OTIF in Automotive: Why “On-Time” Only Counts When the Line Keeps Moving
In automotive manufacturing, OTIF is often misinterpreted as a supplier or logistics metric focused on whether material was dispatched and received as planned. In reality, OTIF only has meaning when the production line can consume the right part, in the right sequence, at the exact moment it is needed. A truck that arrives “on time” can still trigger disruption if it reaches the wrong gate, arrives in the wrong slot, or breaks sequencing requirements, especially in tightly synchronized automotive operations.
This is why OTIF delivery in automotive is fundamentally a production continuity metric, not a delivery checkpoint. While ERP systems and ASNs may signal success, the true OTIF delivery outcome is decided inside the plant — at the gate, in the yard, and at the line-feed point. Until OTIF is measured and managed as an execution outcome rather than a planned event, plants will continue to see green dashboards alongside unstable production lines.

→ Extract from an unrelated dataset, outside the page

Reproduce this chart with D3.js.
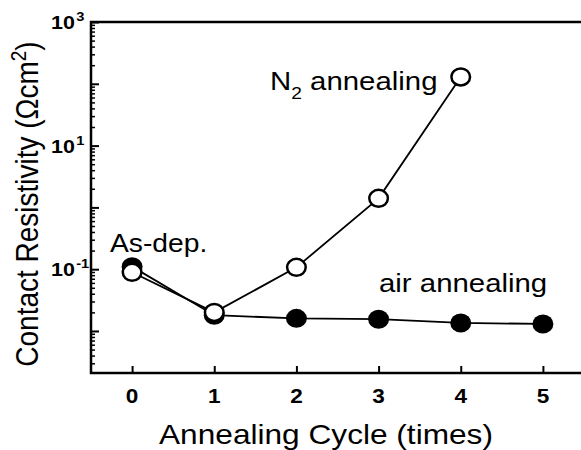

The Critical Distinction: OTIF as Planned vs. OTIF as Executed
To understand why OTIF delivery fails in automotive plants, it is essential to separate what the system believes from what the shop floor experiences.
OTIF as Planned
OTIF as planned is defined by upstream planning and execution signals generated by ERP, MRP, and supplier systems. Once a supplier creates and confirms an advanced shipping notice (ASN), the system assumes that material is:
- Dispatched from the correct source
- In the correct quantity
- Scheduled to arrive within the expected time window
ASN confirmations are treated as a reliable indicator of material availability, leading planning systems to assume that OTIF delivery is on track even before the truck arrives at the plant. However, this assumption breaks down in real automotive environments where physical execution rarely mirrors digital intent, causing gaps between planned and actual material flow.
OTIF as Executed
OTIF as executed is determined only after the vehicle enters the plant and moves through real operational constraints. At this stage, OTIF benchmarks depend on factors that ERP systems do not control:
- Is the correct vehicle arriving, not just the correct ASN?
- Does it arrive in the right time slot?
- Is it routed to the correct gate and dock?
- Is the sequence intact, especially for JIS parts?
- Can the line actually consume the material without intervention?
A delay of even a few minutes, or a minor sequencing mismatch, can break production flow despite a perfect OTIF delivery score in planning systems.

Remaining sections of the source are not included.